## THE REQUEST
Bring together all lines of the material below that contain the string "with".

## DATA FOR THE TASK
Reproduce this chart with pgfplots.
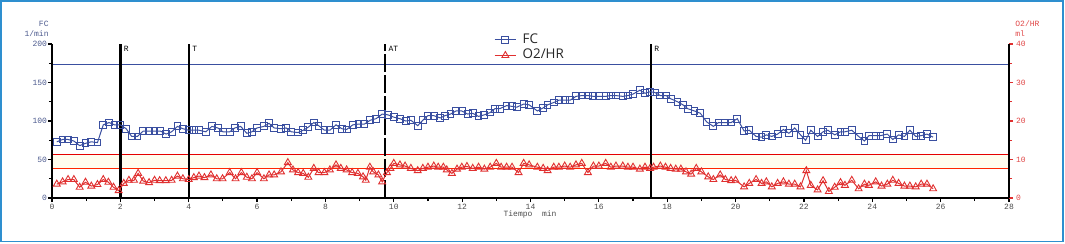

...

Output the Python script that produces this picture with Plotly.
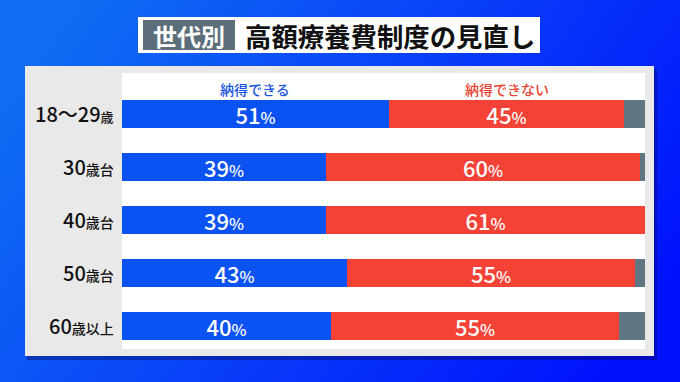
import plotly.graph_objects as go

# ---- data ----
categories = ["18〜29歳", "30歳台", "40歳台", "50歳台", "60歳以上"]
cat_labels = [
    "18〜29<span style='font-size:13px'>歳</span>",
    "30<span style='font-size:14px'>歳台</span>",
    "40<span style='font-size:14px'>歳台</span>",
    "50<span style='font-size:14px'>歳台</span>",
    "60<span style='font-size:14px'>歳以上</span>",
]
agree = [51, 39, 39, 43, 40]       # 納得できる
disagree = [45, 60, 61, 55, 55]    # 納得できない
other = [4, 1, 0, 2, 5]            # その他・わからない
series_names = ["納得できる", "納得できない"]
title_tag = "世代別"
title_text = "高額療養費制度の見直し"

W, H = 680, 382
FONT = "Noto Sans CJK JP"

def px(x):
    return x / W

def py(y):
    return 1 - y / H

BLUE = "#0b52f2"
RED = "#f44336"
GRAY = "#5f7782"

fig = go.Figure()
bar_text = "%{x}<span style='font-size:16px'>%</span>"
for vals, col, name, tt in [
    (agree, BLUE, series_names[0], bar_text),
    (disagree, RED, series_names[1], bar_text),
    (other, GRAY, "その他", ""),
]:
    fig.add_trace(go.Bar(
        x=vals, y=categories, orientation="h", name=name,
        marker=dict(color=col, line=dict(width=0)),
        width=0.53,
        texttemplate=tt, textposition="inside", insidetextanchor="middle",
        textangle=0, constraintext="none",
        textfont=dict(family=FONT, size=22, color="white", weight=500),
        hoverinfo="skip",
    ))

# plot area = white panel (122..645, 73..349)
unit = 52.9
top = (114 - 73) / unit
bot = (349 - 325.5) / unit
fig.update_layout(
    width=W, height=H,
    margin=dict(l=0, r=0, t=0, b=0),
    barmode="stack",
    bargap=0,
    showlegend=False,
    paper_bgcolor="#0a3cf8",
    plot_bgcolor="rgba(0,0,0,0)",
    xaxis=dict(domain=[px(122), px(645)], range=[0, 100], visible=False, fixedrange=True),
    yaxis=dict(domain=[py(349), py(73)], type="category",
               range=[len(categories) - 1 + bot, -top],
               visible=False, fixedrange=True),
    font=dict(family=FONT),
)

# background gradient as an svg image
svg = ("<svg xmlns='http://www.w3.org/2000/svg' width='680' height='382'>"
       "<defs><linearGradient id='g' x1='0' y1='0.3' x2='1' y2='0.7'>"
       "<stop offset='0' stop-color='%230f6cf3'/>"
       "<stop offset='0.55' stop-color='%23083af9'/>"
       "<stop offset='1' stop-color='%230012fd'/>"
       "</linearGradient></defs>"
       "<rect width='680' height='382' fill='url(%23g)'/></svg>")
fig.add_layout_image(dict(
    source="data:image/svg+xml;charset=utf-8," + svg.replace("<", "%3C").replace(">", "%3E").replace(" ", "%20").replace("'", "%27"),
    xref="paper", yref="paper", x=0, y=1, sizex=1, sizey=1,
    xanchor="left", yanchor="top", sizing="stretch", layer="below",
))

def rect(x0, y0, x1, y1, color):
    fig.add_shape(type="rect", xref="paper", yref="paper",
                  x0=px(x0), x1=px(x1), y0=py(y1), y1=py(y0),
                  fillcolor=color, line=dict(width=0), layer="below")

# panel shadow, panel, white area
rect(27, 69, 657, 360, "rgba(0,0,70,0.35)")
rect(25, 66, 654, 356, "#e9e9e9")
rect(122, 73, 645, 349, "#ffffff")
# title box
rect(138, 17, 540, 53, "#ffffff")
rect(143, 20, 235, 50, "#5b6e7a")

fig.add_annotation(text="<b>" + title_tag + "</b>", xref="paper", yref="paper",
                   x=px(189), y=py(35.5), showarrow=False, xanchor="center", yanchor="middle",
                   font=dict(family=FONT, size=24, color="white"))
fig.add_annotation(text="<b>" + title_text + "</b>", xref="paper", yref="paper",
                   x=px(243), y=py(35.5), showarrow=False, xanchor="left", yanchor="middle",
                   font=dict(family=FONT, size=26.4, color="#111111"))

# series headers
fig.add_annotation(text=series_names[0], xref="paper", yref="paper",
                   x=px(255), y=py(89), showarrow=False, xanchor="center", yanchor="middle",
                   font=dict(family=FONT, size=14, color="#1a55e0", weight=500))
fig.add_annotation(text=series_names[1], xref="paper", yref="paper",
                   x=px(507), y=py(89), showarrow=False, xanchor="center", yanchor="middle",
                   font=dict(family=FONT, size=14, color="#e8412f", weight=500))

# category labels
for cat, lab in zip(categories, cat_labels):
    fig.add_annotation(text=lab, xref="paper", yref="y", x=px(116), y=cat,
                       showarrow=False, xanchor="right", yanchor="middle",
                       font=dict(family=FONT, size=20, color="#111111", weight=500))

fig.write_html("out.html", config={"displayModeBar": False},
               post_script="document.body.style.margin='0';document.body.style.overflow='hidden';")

---

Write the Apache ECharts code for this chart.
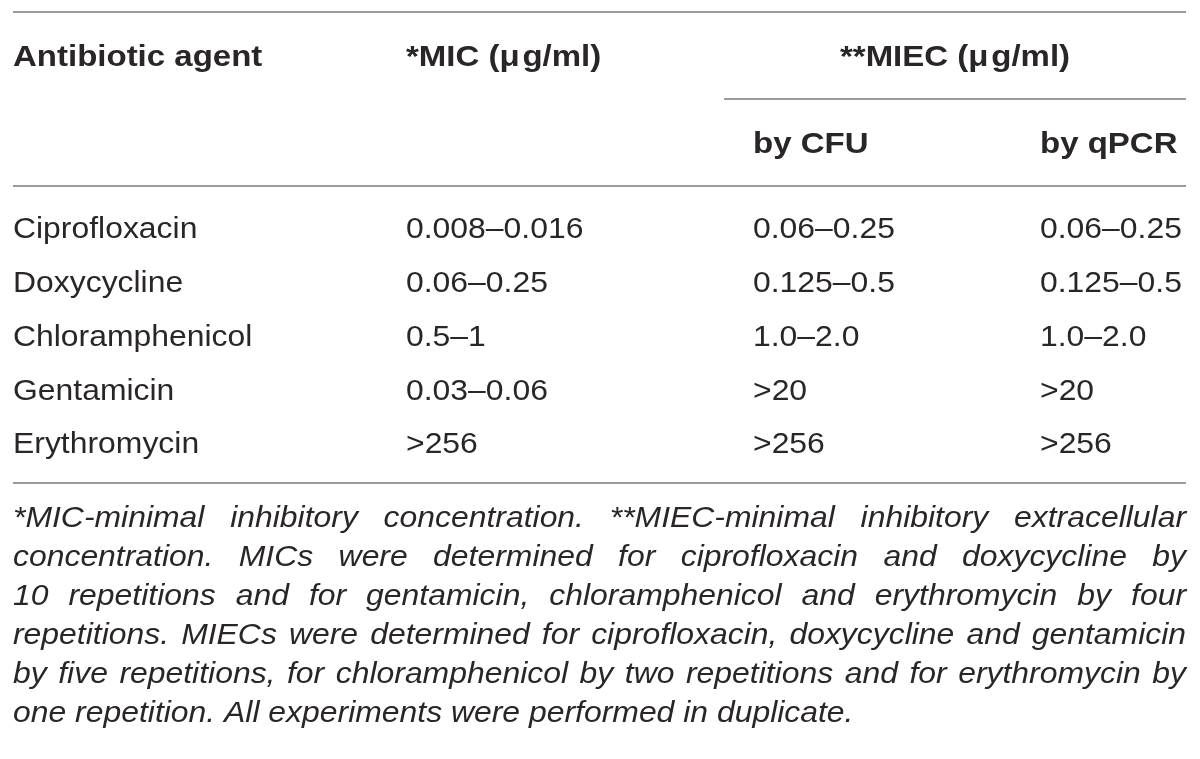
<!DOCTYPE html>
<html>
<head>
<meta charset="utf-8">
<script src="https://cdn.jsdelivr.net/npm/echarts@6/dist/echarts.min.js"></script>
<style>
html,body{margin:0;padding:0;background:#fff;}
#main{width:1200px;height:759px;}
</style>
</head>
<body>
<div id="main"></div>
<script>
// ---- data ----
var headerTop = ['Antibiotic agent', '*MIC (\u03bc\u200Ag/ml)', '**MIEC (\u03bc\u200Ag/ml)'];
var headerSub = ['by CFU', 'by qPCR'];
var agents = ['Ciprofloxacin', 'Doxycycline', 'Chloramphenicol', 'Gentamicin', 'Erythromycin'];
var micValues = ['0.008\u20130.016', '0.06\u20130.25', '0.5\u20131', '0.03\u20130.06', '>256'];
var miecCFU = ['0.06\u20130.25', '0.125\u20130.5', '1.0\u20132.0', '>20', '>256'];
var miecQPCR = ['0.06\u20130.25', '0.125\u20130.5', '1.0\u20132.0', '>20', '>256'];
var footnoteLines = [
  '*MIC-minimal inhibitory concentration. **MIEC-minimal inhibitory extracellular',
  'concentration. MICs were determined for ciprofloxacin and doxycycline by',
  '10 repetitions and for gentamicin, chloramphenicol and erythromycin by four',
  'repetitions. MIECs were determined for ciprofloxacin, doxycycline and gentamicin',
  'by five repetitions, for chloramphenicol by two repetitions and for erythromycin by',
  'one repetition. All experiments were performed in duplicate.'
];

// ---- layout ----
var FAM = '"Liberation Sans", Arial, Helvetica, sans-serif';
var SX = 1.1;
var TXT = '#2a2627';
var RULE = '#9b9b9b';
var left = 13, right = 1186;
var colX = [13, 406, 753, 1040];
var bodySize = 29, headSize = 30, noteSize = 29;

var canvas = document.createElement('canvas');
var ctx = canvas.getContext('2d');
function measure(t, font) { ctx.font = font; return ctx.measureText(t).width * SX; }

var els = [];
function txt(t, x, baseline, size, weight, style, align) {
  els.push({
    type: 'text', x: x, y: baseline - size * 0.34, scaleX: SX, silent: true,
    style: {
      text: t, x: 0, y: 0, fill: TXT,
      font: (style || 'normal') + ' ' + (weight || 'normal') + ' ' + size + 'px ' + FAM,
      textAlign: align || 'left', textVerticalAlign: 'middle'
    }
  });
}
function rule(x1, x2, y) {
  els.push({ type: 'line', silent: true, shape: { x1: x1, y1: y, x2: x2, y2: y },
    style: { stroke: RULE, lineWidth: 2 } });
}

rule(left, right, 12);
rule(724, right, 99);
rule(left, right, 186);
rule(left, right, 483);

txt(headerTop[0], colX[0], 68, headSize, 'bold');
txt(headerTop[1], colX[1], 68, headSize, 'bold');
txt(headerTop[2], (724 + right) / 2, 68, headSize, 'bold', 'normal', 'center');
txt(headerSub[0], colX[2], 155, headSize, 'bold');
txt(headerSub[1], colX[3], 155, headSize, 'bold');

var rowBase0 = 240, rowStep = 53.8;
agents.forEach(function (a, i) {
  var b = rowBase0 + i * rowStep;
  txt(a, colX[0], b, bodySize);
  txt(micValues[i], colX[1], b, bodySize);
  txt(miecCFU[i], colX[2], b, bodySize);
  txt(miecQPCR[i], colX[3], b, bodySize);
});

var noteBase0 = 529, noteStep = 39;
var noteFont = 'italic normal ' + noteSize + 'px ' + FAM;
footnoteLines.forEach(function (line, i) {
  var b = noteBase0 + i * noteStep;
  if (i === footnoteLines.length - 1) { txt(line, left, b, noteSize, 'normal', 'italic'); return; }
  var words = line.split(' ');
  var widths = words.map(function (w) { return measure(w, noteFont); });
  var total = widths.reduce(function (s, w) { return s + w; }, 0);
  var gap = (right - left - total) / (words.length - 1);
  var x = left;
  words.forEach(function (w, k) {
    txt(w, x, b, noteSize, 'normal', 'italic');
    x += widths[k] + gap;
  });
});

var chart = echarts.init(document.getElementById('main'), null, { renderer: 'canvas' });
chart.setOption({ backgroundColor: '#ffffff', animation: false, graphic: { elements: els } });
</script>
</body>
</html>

## CORRECT ANSWER
Reproduce this chart with pgfplots.
Output the Python script that produces this picture with Plotly.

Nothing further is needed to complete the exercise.